Numpang sepeda onthel
Dedeh pun ikhlas bersakit-sakit dahulu. Terbukti dari kesediaannya ditugaskan di Tangerang, yang saat itu miskin tenaga bidan.
Lahir dan besar di Tasikmalaya, nama Tangerang sendiri baru diketahui Dedeh setelah mencari-cari di atlas. Tak juga ada sanak saudara tinggal di sana.
Sehingga keberangkatannya ke Tangerang - setelah lulus sekolah keperawatan (1973) dan pendidikan kebidanan (1974) RS Hasan Sadikin, Bandung – murni bak membeli kucing dalam karung.
"Saya hanya mengandalkan feeling," tegasnya.
Di RSU Tangerang, ia hanya bertahan setahun, lalu dipindahkan ke Cipondoh. "Wah, sepinya bukan main. Belum banyak sarana transportasi, listrik, apalagi telepon," sambung Dedeh, yang ketika itu tinggal di rumah dinas.
(Baca juga: Ketegangan Bidan Fifi Berpraktik di Sarang Komodo)

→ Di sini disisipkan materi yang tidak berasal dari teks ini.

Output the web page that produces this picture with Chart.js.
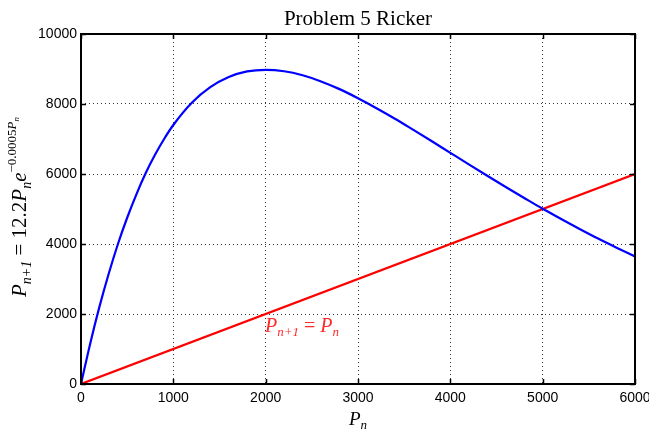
<!DOCTYPE html>
<html>
<head>
<meta charset="utf-8">
<script src="https://cdn.jsdelivr.net/npm/chart.js@4"></script>
<style>
  html, body { margin: 0; padding: 0; background: #fff; }
  #wrap { width: 649px; height: 431px; }
</style>
</head>
<body>
<div id="wrap"><canvas id="c" width="649" height="431"></canvas></div>
<script>
// values
var pn = [0, 100, 200, 300, 400, 500, 600, 700, 800, 900, 1000, 1200, 1400, 1600, 1800, 2000,
          2200, 2400, 2600, 2800, 3000, 3200, 3400, 3600, 3800, 4000, 4200, 4400, 4600, 4800,
          5000, 5200, 5400, 5600, 5800, 6000];
var ricker = [0, 1160, 2210, 3150, 4000, 4750, 5420, 6020, 6540, 7000, 7400, 8035, 8480, 8770, 8930, 8975,
              8935, 8820, 8645, 8425, 8165, 7880, 7580, 7260, 6935, 6605, 6275, 5950, 5630, 5315,
              5005, 4715, 4430, 4155, 3895, 3645];
var identX = [0, 6000];
var identY = [0, 6000];
var xTicks = [0, 1000, 2000, 3000, 4000, 5000, 6000];
var yTicks = [0, 2000, 4000, 6000, 8000, 10000];

function pts(xs, ys) {
	var out = [];
	for (var i = 0; i < xs.length; i++) out.push({x: xs[i], y: ys[i]});
	return out;
}

var SERIF = '"Liberation Serif", "DejaVu Serif", serif';
var SANS = '"Liberation Sans", Arial, sans-serif';

// draw a list of text runs one after another; each run: [text, size, italic, dy]
function drawRuns(ctx, runs, x, y) {
	for (var i = 0; i < runs.length; i++) {
		var r = runs[i];
		ctx.font = (r[2] ? 'italic ' : '') + r[1] + 'px ' + SERIF;
		ctx.fillText(r[0], x, y + (r[3] || 0));
		x += ctx.measureText(r[0]).width;
	}
	return x;
}
function runsWidth(ctx, runs) {
	var w = 0;
	for (var i = 0; i < runs.length; i++) {
		var r = runs[i];
		ctx.font = (r[2] ? 'italic ' : '') + r[1] + 'px ' + SERIF;
		w += ctx.measureText(r[0]).width;
	}
	return w;
}

var decorations = {
	id: 'decorations',
	afterDraw: function(chart) {
		var ctx = chart.ctx, a = chart.chartArea;
		var xs = chart.scales.x, ys = chart.scales.y;
		ctx.save();
		// box
		ctx.strokeStyle = '#000';
		ctx.lineWidth = 2;
		ctx.strokeRect(a.left, a.top, a.right - a.left, a.bottom - a.top);
		// inward ticks on all four sides
		ctx.lineWidth = 1.5;
		ctx.beginPath();
		for (var i = 0; i < xTicks.length; i++) {
			var px = Math.round(xs.getPixelForValue(xTicks[i])) + 0.5;
			ctx.moveTo(px, a.bottom); ctx.lineTo(px, a.bottom - 5);
			ctx.moveTo(px, a.top); ctx.lineTo(px, a.top + 5);
		}
		for (var j = 0; j < yTicks.length; j++) {
			var py = Math.round(ys.getPixelForValue(yTicks[j])) + 0.5;
			ctx.moveTo(a.left, py); ctx.lineTo(a.left + 5, py);
			ctx.moveTo(a.right, py); ctx.lineTo(a.right - 5, py);
		}
		ctx.stroke();

		ctx.fillStyle = '#000';
		ctx.textBaseline = 'alphabetic';
		// title
		ctx.font = '21px ' + SERIF;
		ctx.textAlign = 'center';
		ctx.fillText('Problem 5 Ricker', (a.left + a.right) / 2, 25);
		ctx.textAlign = 'left';

		// x label P_n
		var xl = [['P', 19, true, 0], ['n', 13, true, 4]];
		drawRuns(ctx, xl, (a.left + a.right) / 2 - runsWidth(ctx, xl) / 2, 425);

		// y label, rotated
		var yl = [['P', 21, true, 0], ['n+1', 14, true, 5], [' = 12.2', 21, false, 0],
		          ['P', 21, true, 0], ['n', 14, true, 5], ['e', 21, true, 0],
		          ['\u22120.0005', 13, false, -10], ['P', 13, true, -10], ['n', 9, true, -7]];
		var w = runsWidth(ctx, yl);
		ctx.save();
		ctx.translate(26, 207);
		ctx.rotate(-Math.PI / 2);
		drawRuns(ctx, yl, -w / 2, 0);
		ctx.restore();

		// red annotation
		ctx.fillStyle = '#ff2a2a';
		var ann = [['P', 20, true, 0], ['n+1', 13, true, 4], [' = ', 20, false, 0],
		           ['P', 20, true, 0], ['n', 13, true, 4]];
		drawRuns(ctx, ann, 265, 332);
		ctx.restore();
	}
};

var gridColor = function(ctx) {
	var t = ctx.tick;
	if (!t) return 'rgba(0,0,0,0)';
	var lim = ctx.scale.axis === 'x' ? 6000 : 10000;
	return (t.value === 0 || t.value === lim) ? 'rgba(0,0,0,0)' : '#333';
};
var plainLabel = function(v) { return String(v); };

new Chart(document.getElementById('c'), {
	type: 'line',
	data: {
		datasets: [
			{
				label: 'Ricker',
				data: pts(pn, ricker),
				borderColor: '#0000ff',
				borderWidth: 2.2,
				pointRadius: 0,
				cubicInterpolationMode: 'monotone',
				fill: false
			},
			{
				label: 'identity',
				data: pts(identX, identY),
				borderColor: '#ff0000',
				borderWidth: 2.2,
				pointRadius: 0,
				fill: false
			}
		]
	},
	options: {
		responsive: false,
		animation: false,
		events: [],
		layout: { padding: { top: 34, right: 14, left: 0, bottom: 0 } },
		plugins: { legend: { display: false }, title: { display: false }, tooltip: { enabled: false } },
		scales: {
			x: {
				type: 'linear', min: 0, max: 6000,
				afterFit: function(s) { s.height = 47; s.paddingLeft = 0; s.paddingRight = 0; },
				afterBuildTicks: function(s) { s.ticks = xTicks.map(function(v) { return {value: v}; }); },
				grid: { drawTicks: false, color: gridColor, lineWidth: 1 },
				border: { display: false, dash: [1, 3] },
				ticks: { padding: 6, color: '#000', font: { family: SANS, size: 14 }, maxRotation: 0, callback: plainLabel }
			},
			y: {
				type: 'linear', min: 0, max: 10000,
				afterFit: function(s) { s.width = 81; s.paddingTop = 0; s.paddingBottom = 0; },
				afterBuildTicks: function(s) { s.ticks = yTicks.map(function(v) { return {value: v}; }); },
				grid: { drawTicks: false, color: gridColor, lineWidth: 1 },
				border: { display: false, dash: [1, 3] },
				ticks: { padding: 4, color: '#000', font: { family: SANS, size: 14 }, callback: plainLabel }
			}
		}
	},
	plugins: [decorations]
});
</script>
</body>
</html>
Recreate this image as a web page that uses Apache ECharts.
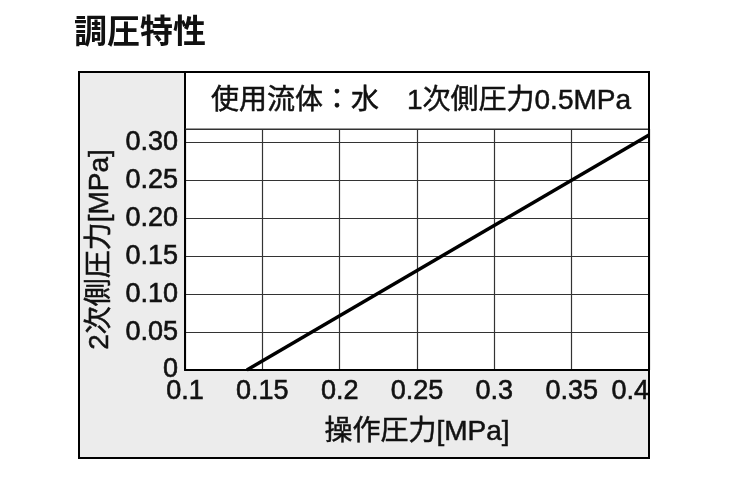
<!DOCTYPE html>
<html>
<head>
<meta charset="utf-8">
<script src="https://cdn.jsdelivr.net/npm/echarts@6/dist/echarts.min.js"></script>
<style>
    html, body { margin: 0; padding: 0; background: #fff; }
    #chart { width: 734px; height: 479px; }
</style>
</head>
<body>
<div id="chart"></div>
<script>
// tick labels as printed on the chart
const xTickLabels = ['0.1', '0.15', '0.2', '0.25', '0.3', '0.35', '0.4'];
const yTickLabels = ['0', '0.05', '0.10', '0.15', '0.20', '0.25', '0.30'];

// operating pressure [MPa] -> secondary pressure [MPa]
const operatingPressure = [0.14, 0.40];
const secondaryPressure = [0.00, 0.31];

const xMin = 0.1, xMax = 0.4, xStep = 0.05;
const yMin = 0, yMax = 0.318, yStep = 0.05;

const textFont = '"Liberation Sans", "Noto Sans CJK JP"';
const titleFont = '"Noto Sans CJK JP", "Liberation Sans"';
const colorText = '#111';
const colorGrid = '#333';
const colorBox = '#ececec';

/**
 * Returns the printed label for a tick, or '' if the tick is not one of them
 */
function tickLabel(labels, min, step) {
    return v => {
        const i = (v - min) / step;
        if (Math.abs(i - Math.round(i)) > 1e-6) return '';
        return labels[Math.round(i)] ?? '';
    };
}

const chart = echarts.init(document.getElementById('chart'));

chart.setOption({
    animation: false,
    graphic: [
        {
            type: 'text',
            left: 74,
            top: 14,
            style: {
                text: '調圧特性',
                font: `bold 33px ${titleFont}`,
                fill: colorText
            }
        },
        {
            type: 'rect',
            z: -10,
            shape: { x: 79, y: 72, width: 570, height: 386 },
            style: { fill: colorBox, stroke: null }
        },
        {
            type: 'rect',
            z: -5,
            shape: { x: 185, y: 72, width: 464, height: 57 },
            style: { fill: '#fff', stroke: null }
        },
        {
            type: 'line',
            z: 50,
            shape: { x1: 185, y1: 72, x2: 185, y2: 130 },
            style: { stroke: '#000', lineWidth: 2 }
        },
        {
            type: 'line',
            z: 50,
            shape: { x1: 185, y1: 129, x2: 649, y2: 129 },
            style: { stroke: colorGrid, lineWidth: 1.2 }
        },
        {
            type: 'text',
            z: 50,
            x: 421,
            y: 101,
            style: {
                text: '使用流体：水　1次側圧力0.5MPa',
                font: `28px ${textFont}`,
                fill: colorText,
                stroke: colorText,
                lineWidth: 0.5,
                align: 'center',
                verticalAlign: 'middle'
            }
        },
        {
            type: 'rect',
            z: 100,
            shape: { x: 79, y: 72, width: 570, height: 386 },
            style: { fill: null, stroke: '#000', lineWidth: 2 }
        }
    ],
    grid: {
        left: 185,
        right: 85,
        top: 129,
        bottom: 109,
        show: true,
        backgroundColor: '#fff',
        borderWidth: 0
    },
    xAxis: {
        type: 'value',
        min: xMin,
        max: xMax,
        interval: xStep,
        name: '操作圧力[MPa]',
        nameLocation: 'middle',
        nameGap: 48,
        nameTextStyle: {
            color: colorText, fontSize: 28, fontFamily: textFont,
            textBorderColor: colorText, textBorderWidth: 0.5
        },
        axisLine: { lineStyle: { color: '#000', width: 2 } },
        axisTick: { show: false },
        axisLabel: {
            color: colorText,
            fontSize: 27,
            fontFamily: textFont,
            textBorderColor: colorText,
            textBorderWidth: 0.6,
            margin: 8,
            alignMaxLabel: 'right',
            formatter: tickLabel(xTickLabels, xMin, xStep)
        },
        splitLine: { lineStyle: { color: colorGrid, width: 1.2 } }
    },
    yAxis: {
        type: 'value',
        min: yMin,
        max: yMax,
        interval: yStep,
        name: '2次側圧力[MPa]',
        nameLocation: 'middle',
        nameGap: 66,
        nameRotate: 90,
        nameTextStyle: {
            color: colorText, fontSize: 28, fontFamily: textFont,
            textBorderColor: colorText, textBorderWidth: 0.5
        },
        axisLine: { show: true, lineStyle: { color: '#000', width: 2 } },
        axisTick: { show: false },
        axisLabel: {
            color: colorText,
            fontSize: 27,
            fontFamily: textFont,
            textBorderColor: colorText,
            textBorderWidth: 0.6,
            margin: 7,
            showMaxLabel: false,
            formatter: tickLabel(yTickLabels, yMin, yStep)
        },
        splitLine: { lineStyle: { color: colorGrid, width: 1.2 } }
    },
    series: [
        {
            type: 'line',
            data: operatingPressure.map((x, i) => [x, secondaryPressure[i]]),
            showSymbol: false,
            lineStyle: { color: '#000', width: 3.5 },
            z: 5
        }
    ]
});
</script>
</body>
</html>
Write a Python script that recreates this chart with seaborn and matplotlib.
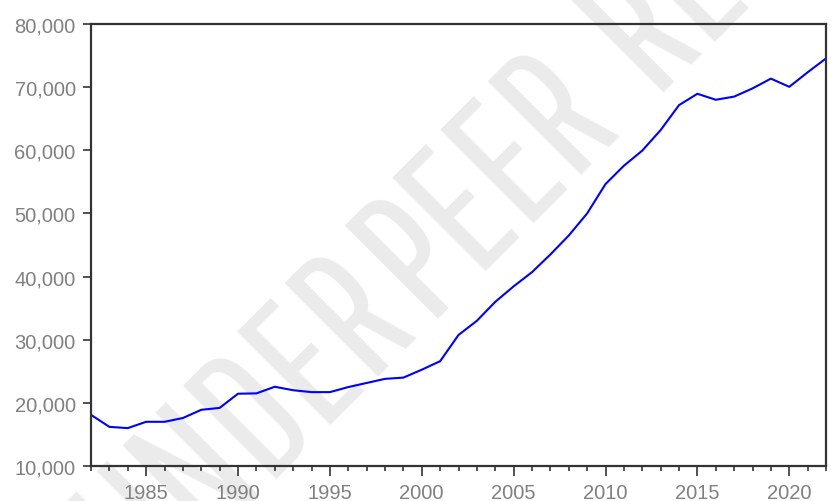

Sering untuk mencapai rumah pasien yang hendak melahirkan, ia mengandalkan tumpangan. Tumpangan apa saja – termasuk sepeda onthel.
Meski dibutuhkan banyak orang dan nyaris tak punya saingan, Dedeh tak "jual mahal", apalagi memasang tarif tertentu.
"Seringnya malah tidak dibayar. Kalau pasiennya kelihatan enggak punya uang, saya malu pasang harga. Hati nurani ini enggak mengizinkan.
Sebaliknya, kadang malah saya memberi mereka uang," tegas istri Abdul Zafar ini, lalu menambahkan, "Saya mencintai dan senang memperlakukan pasien seperti keluarga sendiri."
Total jenderal, empat tahun Dedeh mengabdi di kawasan yang dulu merupakan "tempat jin buang anak" itu.